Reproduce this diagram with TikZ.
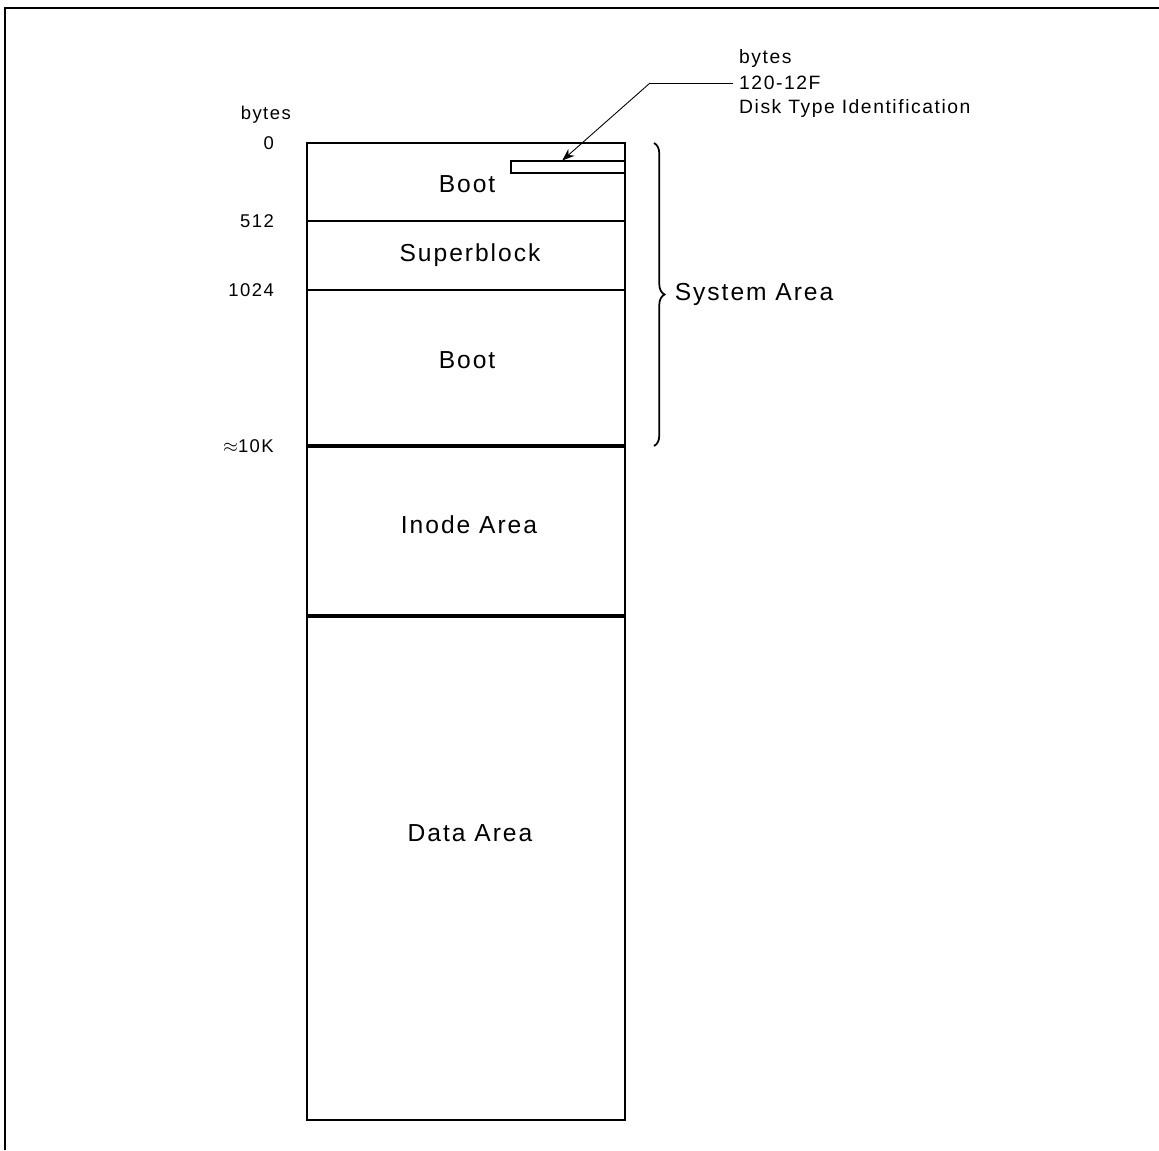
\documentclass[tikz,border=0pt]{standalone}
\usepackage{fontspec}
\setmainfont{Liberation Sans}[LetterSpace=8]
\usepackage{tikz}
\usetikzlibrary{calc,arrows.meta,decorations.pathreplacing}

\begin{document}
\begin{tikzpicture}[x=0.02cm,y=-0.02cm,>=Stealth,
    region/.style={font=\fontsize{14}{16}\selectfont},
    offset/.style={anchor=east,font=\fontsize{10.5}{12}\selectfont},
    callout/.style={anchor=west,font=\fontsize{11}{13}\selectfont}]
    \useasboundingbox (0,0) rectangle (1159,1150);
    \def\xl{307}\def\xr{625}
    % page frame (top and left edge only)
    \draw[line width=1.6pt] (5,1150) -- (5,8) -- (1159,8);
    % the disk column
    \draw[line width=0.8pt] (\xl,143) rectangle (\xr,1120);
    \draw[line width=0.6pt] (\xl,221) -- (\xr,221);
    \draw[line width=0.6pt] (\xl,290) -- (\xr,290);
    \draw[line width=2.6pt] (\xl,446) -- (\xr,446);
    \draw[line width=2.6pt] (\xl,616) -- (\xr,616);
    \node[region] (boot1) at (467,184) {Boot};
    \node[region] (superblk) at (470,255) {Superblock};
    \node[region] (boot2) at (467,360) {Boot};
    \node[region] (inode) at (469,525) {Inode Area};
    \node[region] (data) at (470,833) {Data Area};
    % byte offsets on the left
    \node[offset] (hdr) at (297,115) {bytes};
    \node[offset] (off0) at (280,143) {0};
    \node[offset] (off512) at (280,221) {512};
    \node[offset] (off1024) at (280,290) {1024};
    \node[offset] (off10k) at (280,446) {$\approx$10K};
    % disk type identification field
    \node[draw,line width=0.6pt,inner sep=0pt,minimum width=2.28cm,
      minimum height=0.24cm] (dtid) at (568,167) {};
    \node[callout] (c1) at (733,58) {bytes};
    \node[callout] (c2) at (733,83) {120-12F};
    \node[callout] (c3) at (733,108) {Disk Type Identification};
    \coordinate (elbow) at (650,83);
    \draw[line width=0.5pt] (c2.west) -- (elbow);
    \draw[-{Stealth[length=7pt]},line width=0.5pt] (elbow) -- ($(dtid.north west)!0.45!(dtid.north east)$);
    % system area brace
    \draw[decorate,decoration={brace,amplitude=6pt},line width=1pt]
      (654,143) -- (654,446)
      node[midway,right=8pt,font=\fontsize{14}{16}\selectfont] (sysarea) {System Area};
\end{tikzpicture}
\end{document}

== == ==

> **What you should do**
Reproduce the whole listing exactly, but not the images in it.

> **Output**
Reproduce this diagram with TikZ.
\documentclass[tikz,border=0pt]{standalone}
\usepackage{fontspec}
\setmainfont{Liberation Sans}[LetterSpace=8]
\usepackage{tikz}
\usetikzlibrary{calc,arrows.meta,decorations.pathreplacing}

\begin{document}
\begin{tikzpicture}[x=0.02cm,y=-0.02cm,>=Stealth,
    region/.style={font=\fontsize{14}{16}\selectfont},
    offset/.style={anchor=east,font=\fontsize{10.5}{12}\selectfont},
    callout/.style={anchor=west,font=\fontsize{11}{13}\selectfont}]
    \useasboundingbox (0,0) rectangle (1159,1150);
    \def\xl{307}\def\xr{625}
    % page frame (top and left edge only)
    \draw[line width=1.6pt] (5,1150) -- (5,8) -- (1159,8);
    % the disk column
    \draw[line width=0.8pt] (\xl,143) rectangle (\xr,1120);
    \draw[line width=0.6pt] (\xl,221) -- (\xr,221);
    \draw[line width=0.6pt] (\xl,290) -- (\xr,290);
    \draw[line width=2.6pt] (\xl,446) -- (\xr,446);
    \draw[line width=2.6pt] (\xl,616) -- (\xr,616);
    \node[region] (boot1) at (467,184) {Boot};
    \node[region] (superblk) at (470,255) {Superblock};
    \node[region] (boot2) at (467,360) {Boot};
    \node[region] (inode) at (469,525) {Inode Area};
    \node[region] (data) at (470,833) {Data Area};
    % byte offsets on the left
    \node[offset] (hdr) at (297,115) {bytes};
    \node[offset] (off0) at (280,143) {0};
    \node[offset] (off512) at (280,221) {512};
    \node[offset] (off1024) at (280,290) {1024};
    \node[offset] (off10k) at (280,446) {$\approx$10K};
    % disk type identification field
    \node[draw,line width=0.6pt,inner sep=0pt,minimum width=2.28cm,
      minimum height=0.24cm] (dtid) at (568,167) {};
    \node[callout] (c1) at (733,58) {bytes};
    \node[callout] (c2) at (733,83) {120-12F};
    \node[callout] (c3) at (733,108) {Disk Type Identification};
    \coordinate (elbow) at (650,83);
    \draw[line width=0.5pt] (c2.west) -- (elbow);
    \draw[-{Stealth[length=7pt]},line width=0.5pt] (elbow) -- ($(dtid.north west)!0.45!(dtid.north east)$);
    % system area brace
    \draw[decorate,decoration={brace,amplitude=6pt},line width=1pt]
      (654,143) -- (654,446)
      node[midway,right=8pt,font=\fontsize{14}{16}\selectfont] (sysarea) {System Area};
\end{tikzpicture}
\end{document}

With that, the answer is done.